Comparison between numerical atomistic simulations of a ribbon with zigzag edges and width $W=20$ nm (solid curves) and the semianalytical MDF model for the total absorption coefficient ($\alpha ={\alpha }_{\mathrm{intra}}+{\alpha }_{\mathrm{inter}}$, dashed curves) as a function of incident light intensity $I_0$ for a wavelength of $1550\mathrm{nm}$ and several Fermi energies ($E_{\mathrm{F}}/\hslash \omega =0.250,0.375,0.500,0.625$) in the vanishing temperature limit.
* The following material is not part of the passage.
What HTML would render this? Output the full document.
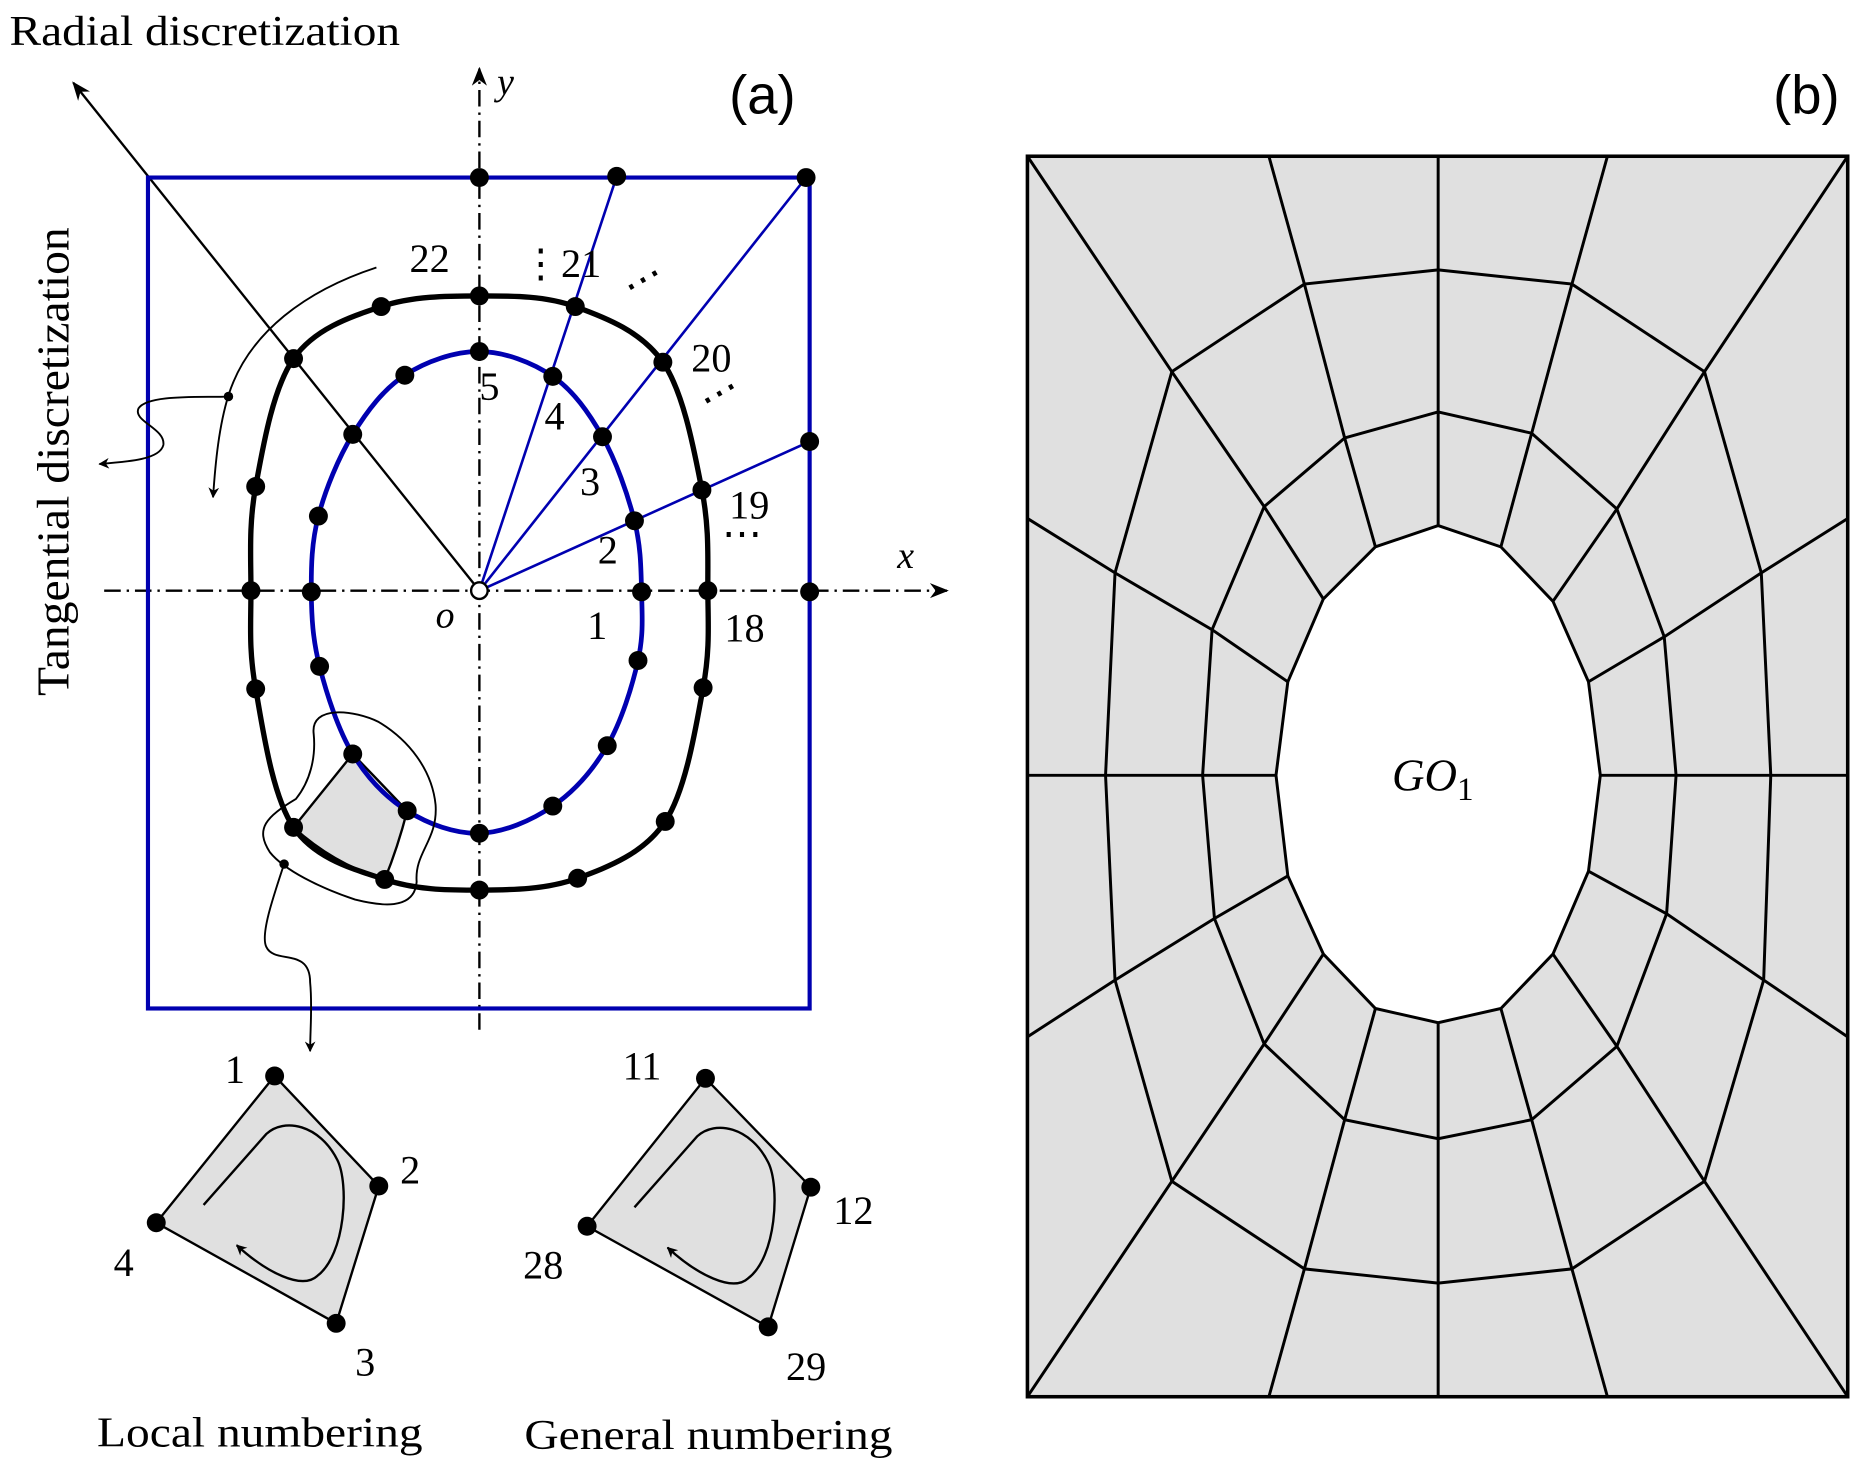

In the atomistic calculations the incident light is polarized across the ribbon.

Figure 9

Results from atomistic simulations of graphene ribbons depicting the dependence of the absorption coefficient $\alpha$ either (a) on ribbon width $W$ [for undoped graphene ($E_{\mathrm{F}}=0$) and both zigzag and armchair edges] and (b) on impinging light with intensity $I_0$ (polarized across the ribbon) for a fixed Fermi energy $E_{\mathrm{F}}=0.2$ eV and several values of $W$. The dashed line in (a) indicates the universal absorption limit $\alpha \approx \pi /137$.

Figure 10

Fitted analytical expression for the intensity-dependent absorption coefficient (curves) $\alpha \left(I_0\right)={\alpha }_{\mathrm{ns}}+{\alpha }_0/\sqrt{(1+3I_0/I_{\mathrm{S}})}$ of undoped graphene ($E_{\mathrm{F}}=0$) compared with experiments (symbols) at two different optical wavelengths: $\lambda =800\mathrm{nm}$ (red curves and symbols, ${\alpha }_{\mathrm{ns}}=0.008$) and $\lambda =1550\mathrm{nm}$ (blue curves and symbols, ${\alpha }_{\mathrm{ns}}=0.004$). Experimental results are taken from Refs. [11] (rhombic markers) and [18] (circle markers).